Harbiya recalls that even when terrorists raided their home on October 28, Adnan had confronted the Daesh and told them that “their days will be over soon”. 

The mother says that she has been waiting for all these years, not knowing what happened to him, but was prepared for the worst now. 

“I just hope to find my son’s body and have a grave for us to visit and mourn,” Harbiya tells TRT World. 

In another part of Mosul, the “reopening of the Al Khasfa site opened up old wounds” for Samaher Jassim Mohammed, 47, whose husband Ali Audou was taken away by Daesh terrorists on September 19, 2014.

By that time, stories of the outfit’s brutal tactics had been well documented in the media – beheading of captives, enslavement and rape of women throughout the area under the Daesh’s control.

Ali, 55, was a police officer in Baghdad but had come home to Mosul on vacation. He decided to stay back and take care of his family after the city was overrun by Daesh.

“Daesh took him on Friday from the doorway of our home. They said: ‘We want your husband for two to three days, and we will return him to you’. But he has been missing for 12 years now,” Samaher tells TRT World.

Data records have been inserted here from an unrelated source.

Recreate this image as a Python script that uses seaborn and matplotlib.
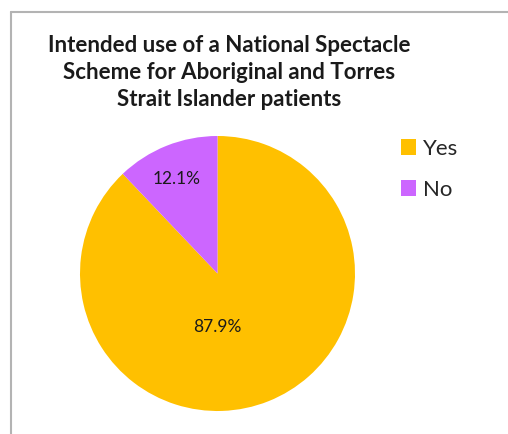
import matplotlib
matplotlib.use("Agg")
import matplotlib.pyplot as plt
import seaborn as sns
from matplotlib.patches import Patch
from matplotlib.lines import Line2D

sns.set_theme(style="white")
plt.rcParams['font.family'] = ['Lato', 'DejaVu Sans']

title = "Intended use of a National Spectacle\nScheme for Aboriginal and Torres\nStrait Islander patients"
categories = ["Yes", "No"]
values = [87.9, 12.1]
colors = ["#FFC000", "#CC66FF"]

W, H = 508, 434
fig = plt.figure(figsize=(W / 100, H / 100), dpi=100)

# pie axes
cx, cy, r = 217.5, 273.5, 137.5
ax = fig.add_axes([(cx - r) / W, (H - cy - r) / H, 2 * r / W, 2 * r / H])
wedges, texts, autotexts = ax.pie(values, colors=colors, startangle=90, counterclock=False,
                                  autopct='%1.1f%%', pctdistance=0.4,
                                  textprops=dict(fontsize=12.5, color='#1a1a1a'),
                                  wedgeprops=dict(linewidth=0))
ax.set_xlim(-1, 1)
ax.set_ylim(-1, 1)
ax.set_aspect('equal')
ax.axis('off')
autotexts[0].set_position((0.0, -0.39))
autotexts[1].set_position((-0.30, 0.69))

# title
fig.text(229 / W, 1 - 72.5 / H, title, ha='center', va='center', fontsize=16,
         fontweight='bold', color='#1a1a1a', linespacing=1.33)

# legend
handles = [Patch(facecolor=c, edgecolor='none') for c in colors]
leg = fig.legend(handles, categories, loc='upper left', bbox_to_anchor=(392 / W, 1 - 130 / H),
                 frameon=False, fontsize=16, handlelength=0.7, handleheight=0.7,
                 labelspacing=0.95, handletextpad=0.3, borderaxespad=0)

# border of the chart area
fig.add_artist(Line2D([11 / W, 11 / W], [0, 1 - 12 / H], transform=fig.transFigure,
                      color='#b3b3b3', linewidth=1.5))
fig.add_artist(Line2D([11 / W, 1], [1 - 12 / H, 1 - 12 / H], transform=fig.transFigure,
                      color='#b3b3b3', linewidth=1.5))

fig.savefig("out.png", dpi=100)
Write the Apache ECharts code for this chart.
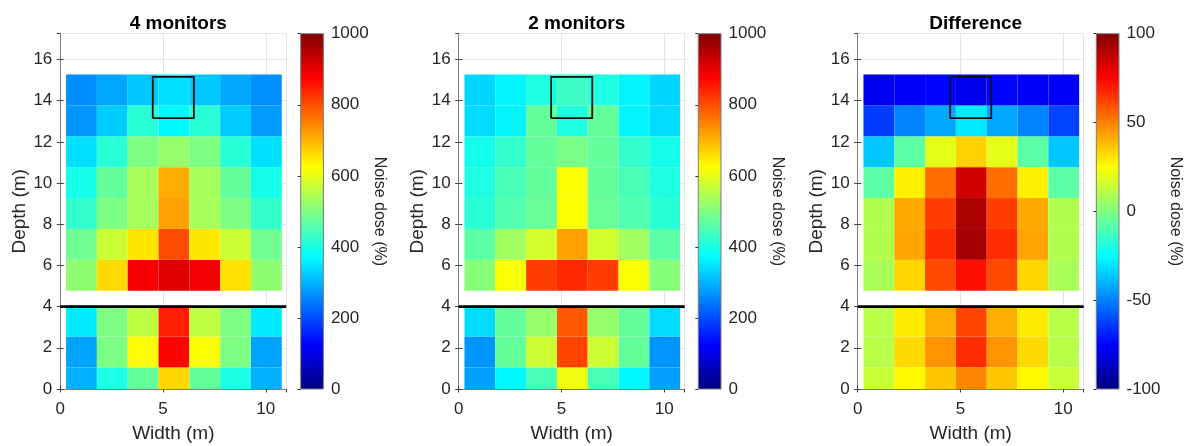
<!DOCTYPE html>
<html><head><meta charset="utf-8">
<script src="https://cdn.jsdelivr.net/npm/echarts@6/dist/echarts.min.js"></script>
<style>html,body{margin:0;padding:0;background:#fff}#c{width:1189px;height:446px}</style>
</head><body><div id="c"></div>
<script>
// ---------- data ----------
const xCenters = [1.03, 2.53, 4.03, 5.53, 7.03, 8.53, 10.03];          // Width (m)
const yCenters = [0.3, 1.8, 3.3, 5.52, 7.02, 8.52, 10.02, 11.52, 13.02, 14.52]; // Depth (m), bottom to top
const cellW = 1.5, cellH = 1.5;
// rows listed bottom (depth 0.3) to top (depth 14.5)
const dose4 = [
  [297, 400, 473, 665, 473, 400, 297],
  [285, 497, 622, 872, 620, 497, 285],
  [355, 497, 562, 845, 562, 497, 355],
  [515, 660, 885, 905, 885, 655, 515],
  [483, 575, 650, 802, 648, 575, 483],
  [425, 497, 537, 718, 537, 497, 425],
  [395, 473, 537, 708, 537, 473, 395],
  [345, 415, 497, 522, 497, 415, 345],
  [272, 325, 415, 370, 415, 325, 277],
  [263, 287, 320, 345, 320, 290, 265]
];
const dose2 = [
  [282, 370, 445, 610, 445, 370, 282],
  [272, 473, 575, 810, 575, 473, 272],
  [340, 473, 522, 787, 522, 473, 340],
  [507, 620, 815, 835, 815, 620, 507],
  [463, 532, 580, 718, 580, 532, 463],
  [415, 455, 478, 620, 478, 455, 415],
  [405, 445, 473, 620, 473, 445, 405],
  [395, 425, 473, 493, 473, 425, 395],
  [340, 365, 473, 405, 473, 365, 340],
  [335, 365, 405, 435, 405, 365, 335]
];
const doseDiff = [
  [14, 26, 36, 49, 36, 26, 14],
  [11, 32, 46, 66, 46, 32, 11],
  [11, 29, 41, 62, 41, 29, 11],
  [8, 33, 61, 72, 61, 33, 8],
  [10, 43, 66, 93, 66, 43, 10],
  [10, 42, 63, 92, 63, 42, 10],
  [-7, 28, 54, 84, 54, 28, -7],
  [-36, -7, 20, 34, 20, -7, -36],
  [-63, -49, -42, -29, -42, -49, -62],
  [-78, -76, -74, -78, -74, -76, -77]
];
const titles = ['4 monitors', '2 monitors', 'Difference'];
const cbRanges = [[0, 1000], [0, 1000], [-100, 100]];
const cbIntervals = [200, 200, 50];
const xRange = [0, 11], xInterval = 5;
const yRange = [0, 17.25], yInterval = 2;
const sepX = [0, 11], sepY = [4, 4];                 // thick separator at depth 4 m
const boxX = [4.5, 6.5, 6.5, 4.5, 4.5];              // monitor box
const boxY = [13.15, 13.15, 15.15, 15.15, 13.15];
const xName = 'Width (m)', yName = 'Depth (m)', cbName = 'Noise dose (%)';

// ---------- layout / style ----------
const jet = ['#000080', '#0000ff', '#0080ff', '#00ffff', '#80ff80', '#ffff00', '#ff8000', '#ff0000', '#800000'];
const panelLeft = [60.3, 458.7, 857.7];
const cbLeft = [300.7, 698.3, 1096.3];
const plotW = 226, plotTop = 33.7, plotH = 355.3, cbW = 22.7;
const FONT = 'Liberation Sans, Arial, Helvetica, sans-serif';
const TXT = '#262626', AX = '#7d7d7d';
const plain = v => String(v);

const grids = [], xAxes = [], yAxes = [], series = [], visualMaps = [], titleOpts = [];
const sets = [dose4, dose2, doseDiff];

function renderCell(params, api) {
  const x = api.value(0), y = api.value(1);
  const p0 = api.coord([x - cellW / 2, y + cellH / 2]);
  const p1 = api.coord([x + cellW / 2, y - cellH / 2]);
  const cs = params.coordSys;
  const r = echarts.graphic.clipRectByRect(
    { x: p0[0], y: p0[1], width: p1[0] - p0[0], height: p1[1] - p0[1] },
    { x: cs.x, y: cs.y, width: cs.width, height: cs.height });
  if (!r) return;
  return { type: 'rect', shape: r, style: { fill: api.visual('color'), stroke: null } };
}
function renderBar(params, api) {
  const p0 = api.coord([api.value(0), api.value(3)]);
  const p1 = api.coord([api.value(2), api.value(1)]);
  const stops = jet.map((c, i) => ({ offset: i / (jet.length - 1), color: c }));
  return {
    type: 'rect',
    shape: { x: p0[0], y: p0[1], width: p1[0] - p0[0], height: p1[1] - p0[1] },
    style: { fill: new echarts.graphic.LinearGradient(0, 1, 0, 0, stops), stroke: AX, lineWidth: 1 }
  };
}

for (let i = 0; i < 3; i++) {
  const g = grids.length;
  grids.push({ left: panelLeft[i], top: plotTop, width: plotW, height: plotH, containLabel: false, outerBoundsMode: 'none' });
  grids.push({ left: cbLeft[i], top: plotTop, width: cbW, height: plotH, containLabel: false, outerBoundsMode: 'none' });
  const xa = xAxes.length, ya = yAxes.length;
  xAxes.push({
    type: 'value', gridIndex: g, min: xRange[0], max: xRange[1], interval: xInterval, position: 'bottom',
    name: xName, nameLocation: 'middle', nameGap: 35, nameMoveOverlap: false,
    nameTextStyle: { fontFamily: FONT, fontSize: 19, color: TXT },
    axisLine: { show: true, lineStyle: { color: AX, width: 1 } },
    axisTick: { show: true, inside: true, length: 3.5, lineStyle: { color: '#404040' } },
    axisLabel: { fontFamily: FONT, fontSize: 17, color: TXT, margin: 12, showMaxLabel: false, formatter: plain },
    splitLine: { show: true, lineStyle: { color: '#e4e4e4', width: 1 } }
  });
  xAxes.push({
    type: 'value', gridIndex: g, min: xRange[0], max: xRange[1], interval: xInterval, position: 'top',
    axisLine: { show: true, lineStyle: { color: AX, width: 1 } },
    axisTick: { show: true, inside: true, length: 3.5, lineStyle: { color: '#404040' } },
    axisLabel: { show: false }, splitLine: { show: false }
  });
  yAxes.push({
    type: 'value', gridIndex: g, min: yRange[0], max: yRange[1], interval: yInterval, position: 'left',
    name: yName, nameLocation: 'middle', nameGap: 31, nameRotate: 90, nameMoveOverlap: false,
    nameTextStyle: { fontFamily: FONT, fontSize: 19, color: TXT },
    axisLine: { show: true, lineStyle: { color: AX, width: 1 } },
    axisTick: { show: true, inside: true, length: 3.5, lineStyle: { color: '#404040' } },
    axisLabel: { fontFamily: FONT, fontSize: 17, color: TXT, margin: 8, showMaxLabel: false, formatter: plain },
    splitLine: { show: true, lineStyle: { color: '#e4e4e4', width: 1 } }
  });
  yAxes.push({
    type: 'value', gridIndex: g, min: yRange[0], max: yRange[1], interval: yInterval, position: 'right',
    axisLine: { show: true, lineStyle: { color: AX, width: 1 } },
    axisTick: { show: true, inside: true, length: 3.5, lineStyle: { color: '#404040' } },
    axisLabel: { show: false }, splitLine: { show: false }
  });
  const cxa = xAxes.length, cya = yAxes.length;
  xAxes.push({ type: 'value', gridIndex: g + 1, min: 0, max: 1, show: false });
  yAxes.push({
    type: 'value', gridIndex: g + 1, min: cbRanges[i][0], max: cbRanges[i][1], interval: cbIntervals[i],
    position: 'right', z: 5,
    name: cbName, nameLocation: 'middle', nameGap: 48, nameRotate: -90, nameMoveOverlap: false,
    nameTextStyle: { fontFamily: FONT, fontSize: 16, color: TXT },
    axisLine: { show: false },
    axisTick: { show: true, inside: true, length: 3, lineStyle: { color: '#333' } },
    axisLabel: { fontFamily: FONT, fontSize: 17, color: TXT, margin: 7.5, formatter: plain },
    splitLine: { show: false }
  });

  const cells = [];
  sets[i].forEach((row, r) => row.forEach((v, c) => cells.push([xCenters[c], yCenters[r], v])));
  const sIdx = series.length;
  series.push({
    type: 'custom', xAxisIndex: xa, yAxisIndex: ya, renderItem: renderCell,
    data: cells, encode: { x: 0, y: 1 }, z: 2, silent: true
  });
  visualMaps.push({
    type: 'continuous', show: false, seriesIndex: sIdx, dimension: 2,
    min: cbRanges[i][0], max: cbRanges[i][1], inRange: { color: jet }
  });
  series.push({
    type: 'line', xAxisIndex: xa, yAxisIndex: ya, z: 4, silent: true,
    data: sepX.map((x, k) => [x, sepY[k]]), symbol: 'none',
    lineStyle: { color: '#000', width: 2.6 }
  });
  series.push({
    type: 'line', xAxisIndex: xa, yAxisIndex: ya, z: 4, silent: true,
    data: boxX.map((x, k) => [x, boxY[k]]), symbol: 'none',
    lineStyle: { color: '#111', width: 1.8, join: 'miter' }
  });
  series.push({
    type: 'custom', xAxisIndex: cxa, yAxisIndex: cya, renderItem: renderBar, silent: true,
    data: [[0, cbRanges[i][0], 1, cbRanges[i][1]]], encode: { x: [0, 2], y: [1, 3] }, z: 2
  });
  titleOpts.push({
    text: titles[i], left: panelLeft[i] + plotW / 2, top: 9, textAlign: 'center',
    textStyle: { fontFamily: FONT, fontSize: 19, fontWeight: 'bold', color: '#000' }
  });
}

const chart = echarts.init(document.getElementById('c'), null, { renderer: 'canvas' });
chart.setOption({
  animation: false, backgroundColor: '#fff',
  title: titleOpts, grid: grids, xAxis: xAxes, yAxis: yAxes, visualMap: visualMaps, series: series
});
</script></body></html>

Living in a rented house with four children, Samaher describes her struggles to feed her family after the only earning member was taken away. Her youngest daughter was born three months after Ali was abducted.

But the only thing that matters now for the family is giving him a proper burial.

Across Mosul, as well as in other parts of Iraq, the excavation at Al Khasfa has brought back painful memories for many families. 

But it also promises an end to years of waiting for hundreds of people – mothers, wives and children — to finally have confirmation of what they had been fearing all along: their loved ones are not coming home. 

But Shaima Ahmed Mohammed is hoping that finding her husband’s remains would finally put the family at peace and help them resume normal lives. 

“My children were in school, but after their father was taken, they had to leave. One sold tissues, another collected cardboard, and another sold water. Now they work as construction labourers instead of being in classrooms.”

“I only want my husband’s remains….(and then) I hope my children can finally return to their studies.”